* [RECORDS SUPPLIED]:

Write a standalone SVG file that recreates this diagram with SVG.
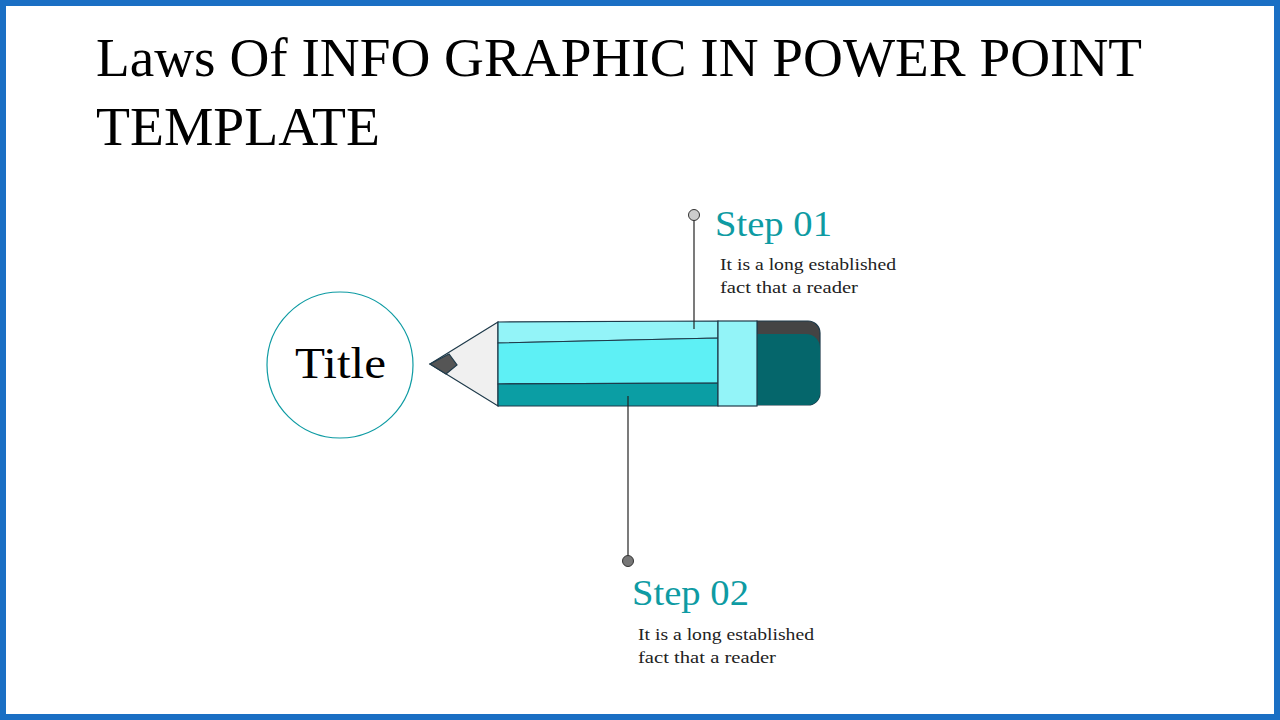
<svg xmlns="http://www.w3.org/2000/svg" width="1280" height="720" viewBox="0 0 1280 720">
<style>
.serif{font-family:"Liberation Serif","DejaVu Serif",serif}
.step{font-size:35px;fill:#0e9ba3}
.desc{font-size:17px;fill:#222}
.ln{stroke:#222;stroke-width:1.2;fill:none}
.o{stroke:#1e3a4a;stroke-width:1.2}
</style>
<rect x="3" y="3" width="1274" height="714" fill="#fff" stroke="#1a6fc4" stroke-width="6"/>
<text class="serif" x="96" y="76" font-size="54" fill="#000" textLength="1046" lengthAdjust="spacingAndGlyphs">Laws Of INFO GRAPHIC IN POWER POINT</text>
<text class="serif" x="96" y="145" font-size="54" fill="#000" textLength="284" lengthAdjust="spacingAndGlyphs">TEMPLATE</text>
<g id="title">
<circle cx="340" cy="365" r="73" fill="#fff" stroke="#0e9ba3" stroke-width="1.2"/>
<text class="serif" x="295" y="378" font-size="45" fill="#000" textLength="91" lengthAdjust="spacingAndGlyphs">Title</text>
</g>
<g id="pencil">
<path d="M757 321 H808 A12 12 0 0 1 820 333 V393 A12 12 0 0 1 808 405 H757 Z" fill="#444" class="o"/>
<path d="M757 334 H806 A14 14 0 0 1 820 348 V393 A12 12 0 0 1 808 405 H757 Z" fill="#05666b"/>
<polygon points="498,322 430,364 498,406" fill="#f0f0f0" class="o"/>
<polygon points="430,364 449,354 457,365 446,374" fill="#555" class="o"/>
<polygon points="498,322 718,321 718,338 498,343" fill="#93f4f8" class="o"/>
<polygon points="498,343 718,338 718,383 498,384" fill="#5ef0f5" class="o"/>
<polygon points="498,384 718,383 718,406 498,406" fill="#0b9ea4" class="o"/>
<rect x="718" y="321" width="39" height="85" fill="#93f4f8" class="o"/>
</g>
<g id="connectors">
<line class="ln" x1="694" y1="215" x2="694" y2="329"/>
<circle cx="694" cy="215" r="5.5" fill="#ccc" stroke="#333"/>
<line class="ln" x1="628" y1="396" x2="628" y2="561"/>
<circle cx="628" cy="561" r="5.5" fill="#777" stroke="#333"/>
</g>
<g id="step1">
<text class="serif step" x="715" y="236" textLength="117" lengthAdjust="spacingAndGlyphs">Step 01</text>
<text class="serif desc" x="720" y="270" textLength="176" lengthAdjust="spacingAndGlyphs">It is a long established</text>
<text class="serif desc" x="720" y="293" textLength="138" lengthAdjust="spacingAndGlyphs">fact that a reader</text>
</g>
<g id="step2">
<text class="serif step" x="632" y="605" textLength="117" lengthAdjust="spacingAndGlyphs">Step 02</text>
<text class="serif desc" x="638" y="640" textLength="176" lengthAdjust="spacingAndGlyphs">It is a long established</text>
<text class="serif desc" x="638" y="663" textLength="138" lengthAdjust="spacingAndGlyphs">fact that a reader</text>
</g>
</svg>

...

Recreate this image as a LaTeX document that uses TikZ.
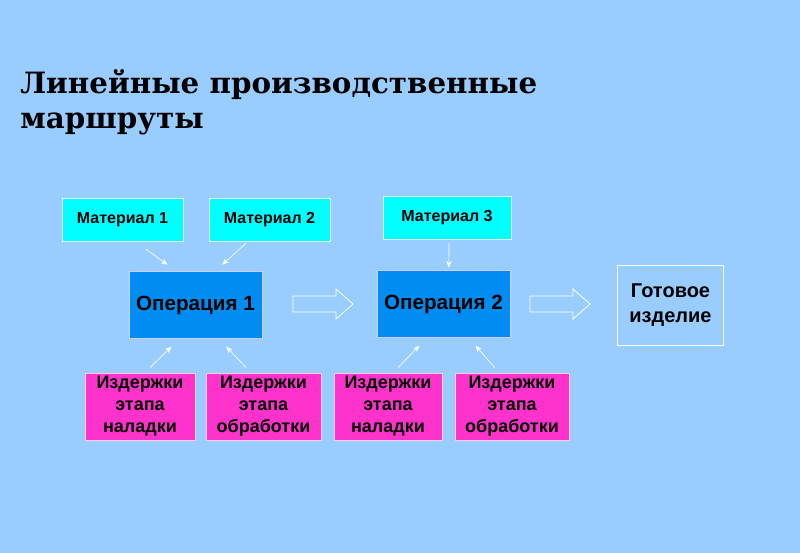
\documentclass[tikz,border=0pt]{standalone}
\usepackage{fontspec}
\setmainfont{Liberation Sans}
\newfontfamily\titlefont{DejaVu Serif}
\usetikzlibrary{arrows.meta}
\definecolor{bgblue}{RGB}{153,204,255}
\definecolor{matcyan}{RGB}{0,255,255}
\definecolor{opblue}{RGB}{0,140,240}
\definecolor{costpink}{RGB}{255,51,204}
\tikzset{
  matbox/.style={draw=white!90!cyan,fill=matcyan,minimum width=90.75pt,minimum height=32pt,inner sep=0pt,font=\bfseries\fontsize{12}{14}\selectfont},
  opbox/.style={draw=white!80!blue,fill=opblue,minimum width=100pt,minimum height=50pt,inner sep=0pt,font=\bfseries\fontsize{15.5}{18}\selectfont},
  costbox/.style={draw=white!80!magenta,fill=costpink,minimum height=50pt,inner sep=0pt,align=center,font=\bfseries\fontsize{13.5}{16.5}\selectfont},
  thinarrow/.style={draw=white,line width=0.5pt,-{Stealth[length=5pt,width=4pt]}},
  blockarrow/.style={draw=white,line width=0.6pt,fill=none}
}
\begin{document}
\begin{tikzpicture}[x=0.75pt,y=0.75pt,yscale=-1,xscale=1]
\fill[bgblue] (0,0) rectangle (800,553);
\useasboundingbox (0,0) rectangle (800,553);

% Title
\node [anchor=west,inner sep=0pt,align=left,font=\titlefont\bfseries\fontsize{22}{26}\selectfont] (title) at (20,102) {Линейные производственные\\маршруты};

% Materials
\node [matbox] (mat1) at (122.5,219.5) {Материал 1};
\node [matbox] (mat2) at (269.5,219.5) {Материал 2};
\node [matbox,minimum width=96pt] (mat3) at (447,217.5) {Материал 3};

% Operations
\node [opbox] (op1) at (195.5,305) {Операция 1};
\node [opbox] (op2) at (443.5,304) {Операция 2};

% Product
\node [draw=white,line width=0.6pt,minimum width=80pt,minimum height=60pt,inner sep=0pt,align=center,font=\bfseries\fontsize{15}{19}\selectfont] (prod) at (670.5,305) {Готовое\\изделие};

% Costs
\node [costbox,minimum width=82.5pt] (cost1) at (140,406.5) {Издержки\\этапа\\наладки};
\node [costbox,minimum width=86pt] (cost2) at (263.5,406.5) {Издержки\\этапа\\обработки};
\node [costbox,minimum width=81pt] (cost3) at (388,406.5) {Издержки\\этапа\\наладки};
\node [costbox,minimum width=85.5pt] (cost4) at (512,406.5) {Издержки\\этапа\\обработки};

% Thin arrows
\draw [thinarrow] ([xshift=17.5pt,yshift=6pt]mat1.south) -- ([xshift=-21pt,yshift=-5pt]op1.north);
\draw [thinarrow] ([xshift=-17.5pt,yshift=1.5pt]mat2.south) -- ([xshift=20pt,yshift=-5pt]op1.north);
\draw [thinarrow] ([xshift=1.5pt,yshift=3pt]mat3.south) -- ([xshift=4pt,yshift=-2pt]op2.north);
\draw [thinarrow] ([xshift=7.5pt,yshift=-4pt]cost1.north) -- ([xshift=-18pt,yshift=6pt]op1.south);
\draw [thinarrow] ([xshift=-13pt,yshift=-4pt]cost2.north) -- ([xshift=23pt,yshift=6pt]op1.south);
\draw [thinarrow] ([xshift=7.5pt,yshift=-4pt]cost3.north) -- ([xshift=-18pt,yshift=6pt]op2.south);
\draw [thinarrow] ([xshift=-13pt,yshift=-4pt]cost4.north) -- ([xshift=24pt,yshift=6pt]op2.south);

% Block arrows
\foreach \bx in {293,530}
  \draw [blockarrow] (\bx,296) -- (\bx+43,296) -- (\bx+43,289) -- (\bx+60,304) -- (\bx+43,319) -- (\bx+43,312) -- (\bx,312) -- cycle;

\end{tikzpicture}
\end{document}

...

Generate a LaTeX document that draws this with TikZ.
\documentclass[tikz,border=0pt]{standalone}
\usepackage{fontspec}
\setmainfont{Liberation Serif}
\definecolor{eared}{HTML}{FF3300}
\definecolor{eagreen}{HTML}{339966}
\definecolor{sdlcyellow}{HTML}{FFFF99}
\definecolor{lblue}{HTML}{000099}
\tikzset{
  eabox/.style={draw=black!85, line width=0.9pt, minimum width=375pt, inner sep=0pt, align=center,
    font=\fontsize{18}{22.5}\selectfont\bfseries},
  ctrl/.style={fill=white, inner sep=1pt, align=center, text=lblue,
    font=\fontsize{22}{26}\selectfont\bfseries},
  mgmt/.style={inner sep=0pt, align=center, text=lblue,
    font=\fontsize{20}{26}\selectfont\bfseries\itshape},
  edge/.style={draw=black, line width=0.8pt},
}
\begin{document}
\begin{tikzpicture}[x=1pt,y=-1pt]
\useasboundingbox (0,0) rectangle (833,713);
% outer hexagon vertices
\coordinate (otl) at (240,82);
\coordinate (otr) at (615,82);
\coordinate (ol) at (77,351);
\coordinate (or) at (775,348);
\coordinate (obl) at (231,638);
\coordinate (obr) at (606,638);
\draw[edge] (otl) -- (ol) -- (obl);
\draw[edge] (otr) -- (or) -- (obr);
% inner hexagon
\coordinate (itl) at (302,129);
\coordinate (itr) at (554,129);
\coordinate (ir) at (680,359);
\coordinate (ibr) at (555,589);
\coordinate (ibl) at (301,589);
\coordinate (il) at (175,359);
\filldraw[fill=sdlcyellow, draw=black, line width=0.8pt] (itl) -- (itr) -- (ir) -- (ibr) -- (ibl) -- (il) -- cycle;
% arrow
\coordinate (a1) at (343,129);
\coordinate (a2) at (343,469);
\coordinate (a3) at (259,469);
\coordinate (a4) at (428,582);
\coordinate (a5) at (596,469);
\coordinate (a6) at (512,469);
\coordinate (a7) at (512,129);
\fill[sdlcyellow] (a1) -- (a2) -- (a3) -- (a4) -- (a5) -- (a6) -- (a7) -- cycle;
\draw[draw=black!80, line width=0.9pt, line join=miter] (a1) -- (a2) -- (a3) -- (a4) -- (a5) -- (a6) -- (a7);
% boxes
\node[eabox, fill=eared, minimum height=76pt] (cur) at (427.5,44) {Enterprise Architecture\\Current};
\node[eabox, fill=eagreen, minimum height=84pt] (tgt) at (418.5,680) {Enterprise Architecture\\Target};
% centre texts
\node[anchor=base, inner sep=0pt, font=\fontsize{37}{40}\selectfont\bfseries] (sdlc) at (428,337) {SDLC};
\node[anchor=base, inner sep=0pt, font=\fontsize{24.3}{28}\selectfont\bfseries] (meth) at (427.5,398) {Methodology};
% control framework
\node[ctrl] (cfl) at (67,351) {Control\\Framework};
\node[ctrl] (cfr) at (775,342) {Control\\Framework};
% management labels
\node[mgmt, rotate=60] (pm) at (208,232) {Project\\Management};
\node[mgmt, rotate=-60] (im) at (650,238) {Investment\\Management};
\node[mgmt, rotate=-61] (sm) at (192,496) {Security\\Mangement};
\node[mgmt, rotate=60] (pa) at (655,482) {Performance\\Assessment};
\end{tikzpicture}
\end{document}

* [EXERCISE OBJECTIVE]:
Write down only how many lines in the listing contain the word "that".

* [WRITTEN SOLUTION]:
5